In February, Kroger and EG Group reached a definitive agreement, marking Kroger's exit from the c-store channel and EG Group's entrance into the U.S. convenience market.
EG Group is a privately held convenience and gas retailer based in the United Kingdom. As part of the agreement, EG Group will establish its North American headquarters in Cincinnati and continue to operate stores under their established banner names.
Included in the sale were 762 convenience stores, including 66 franchise operations, operating in 18 states and employing 11,000 associates under the following banner names: Turkey Hill, Loaf 'N Jug, Kwik Shop, Tom Thumb and Quik Stop.

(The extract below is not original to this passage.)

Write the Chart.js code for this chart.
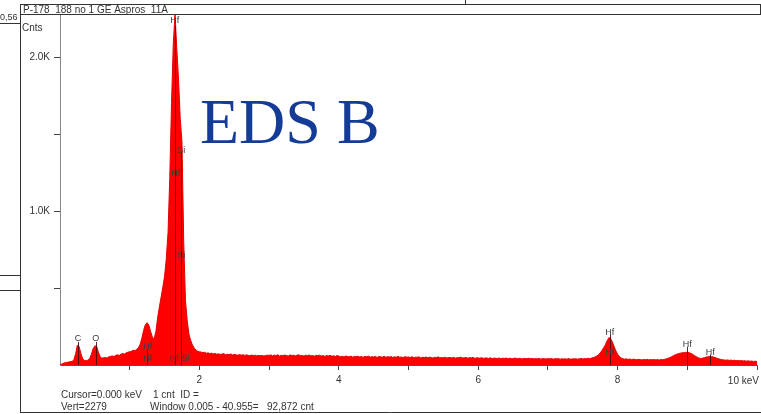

Cincinnati-based Kroger's supermarket fuel centers and its Turkey Hill Dairy were not included in the sale.
With the closing of the transaction, Kroger entered into an ASR agreement with Goldman Sachs & Co. LLC. On April 24, Kroger will pay $1.2 billion to Goldman, who will make an initial delivery to Kroger of approximately 36.1 million Kroger common shares.
The total number of shares that Kroger ultimately will receive under the ASR will be based generally on the average of the daily volume-weighted average prices of shares traded during the term of the agreement, subject to a collar provision that will establish minimum and maximum numbers of shares to be repurchased.
The $1.2-billion ASR is an additional repurchase authorization approved by Kroger's board of directors, which is incremental to the $1-billion share repurchase program announced on March 15, according to the company.
Kroger will use the balance of the after tax proceeds to lower its net total debt to adjusted EBITDA ratio.
"Kroger is committed to creating shareholder value," Schlotman said. "We are returning a significant amount of capital to shareholders through a $1.2-billion accelerated share repurchase program authorized by our board of directors."